* [THE REQUEST]: Below is a block of records. Copy every line in it that contains the word "image".

* [LISTED ENTRIES]:
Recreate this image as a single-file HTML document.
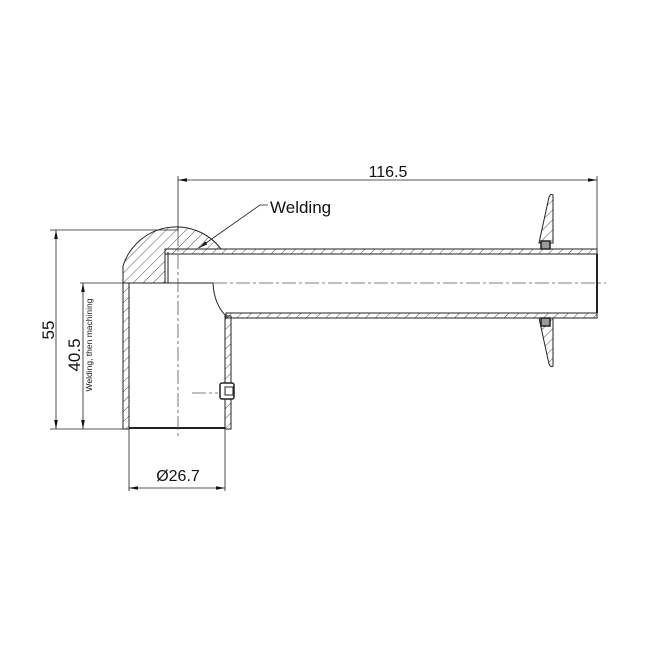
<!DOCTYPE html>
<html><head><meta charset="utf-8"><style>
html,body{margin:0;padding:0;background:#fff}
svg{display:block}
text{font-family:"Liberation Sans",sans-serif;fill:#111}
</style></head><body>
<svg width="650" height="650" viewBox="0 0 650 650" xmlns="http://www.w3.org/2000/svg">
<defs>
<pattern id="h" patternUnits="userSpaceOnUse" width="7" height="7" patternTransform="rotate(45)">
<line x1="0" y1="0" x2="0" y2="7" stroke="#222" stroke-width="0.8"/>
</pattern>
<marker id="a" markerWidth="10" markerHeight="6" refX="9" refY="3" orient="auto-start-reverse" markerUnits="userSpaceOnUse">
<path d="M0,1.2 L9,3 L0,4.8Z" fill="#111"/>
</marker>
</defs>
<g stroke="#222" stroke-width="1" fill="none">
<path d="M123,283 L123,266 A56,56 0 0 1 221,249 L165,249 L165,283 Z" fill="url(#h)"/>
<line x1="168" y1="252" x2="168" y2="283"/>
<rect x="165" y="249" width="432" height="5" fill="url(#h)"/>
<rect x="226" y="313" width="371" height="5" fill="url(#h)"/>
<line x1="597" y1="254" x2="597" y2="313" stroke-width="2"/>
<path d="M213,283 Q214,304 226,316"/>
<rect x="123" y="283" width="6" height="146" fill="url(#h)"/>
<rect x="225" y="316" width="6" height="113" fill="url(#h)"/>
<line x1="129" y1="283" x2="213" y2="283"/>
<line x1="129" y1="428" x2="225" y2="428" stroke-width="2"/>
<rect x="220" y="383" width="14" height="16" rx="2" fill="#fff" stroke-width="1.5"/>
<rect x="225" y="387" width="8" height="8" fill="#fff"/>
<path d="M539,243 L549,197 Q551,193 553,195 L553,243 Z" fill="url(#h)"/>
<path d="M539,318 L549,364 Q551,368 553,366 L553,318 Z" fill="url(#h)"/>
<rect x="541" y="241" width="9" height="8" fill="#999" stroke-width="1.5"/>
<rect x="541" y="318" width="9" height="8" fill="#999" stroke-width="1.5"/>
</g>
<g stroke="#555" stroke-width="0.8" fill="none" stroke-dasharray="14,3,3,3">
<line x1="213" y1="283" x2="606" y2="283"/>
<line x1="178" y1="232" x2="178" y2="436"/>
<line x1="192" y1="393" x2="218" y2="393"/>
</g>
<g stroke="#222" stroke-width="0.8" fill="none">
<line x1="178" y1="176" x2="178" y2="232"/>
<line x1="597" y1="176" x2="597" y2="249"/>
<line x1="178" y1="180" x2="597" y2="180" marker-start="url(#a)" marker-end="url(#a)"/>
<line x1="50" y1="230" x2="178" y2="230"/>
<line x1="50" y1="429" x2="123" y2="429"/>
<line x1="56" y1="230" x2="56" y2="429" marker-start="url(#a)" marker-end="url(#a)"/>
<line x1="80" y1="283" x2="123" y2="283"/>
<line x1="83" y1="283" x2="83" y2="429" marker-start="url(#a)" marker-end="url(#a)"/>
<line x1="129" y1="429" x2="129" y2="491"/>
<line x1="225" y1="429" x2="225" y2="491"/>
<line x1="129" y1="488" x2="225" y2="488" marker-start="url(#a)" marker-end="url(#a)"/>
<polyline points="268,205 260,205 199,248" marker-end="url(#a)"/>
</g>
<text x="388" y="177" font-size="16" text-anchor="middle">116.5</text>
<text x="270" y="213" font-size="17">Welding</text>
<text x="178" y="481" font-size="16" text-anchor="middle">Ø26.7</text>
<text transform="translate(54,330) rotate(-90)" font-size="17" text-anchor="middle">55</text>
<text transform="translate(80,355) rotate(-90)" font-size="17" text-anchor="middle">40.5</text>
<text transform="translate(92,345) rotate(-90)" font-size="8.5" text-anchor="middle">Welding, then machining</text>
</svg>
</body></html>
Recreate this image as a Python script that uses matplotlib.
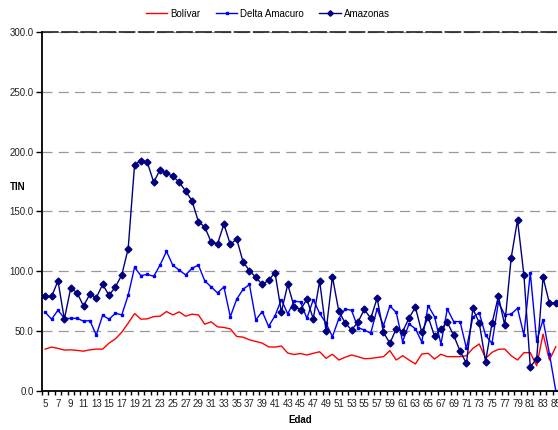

* [ANSWER IN FULL]:
Recreate this image as a single-file HTML document.
Recreate this image as a Python script that uses matplotlib.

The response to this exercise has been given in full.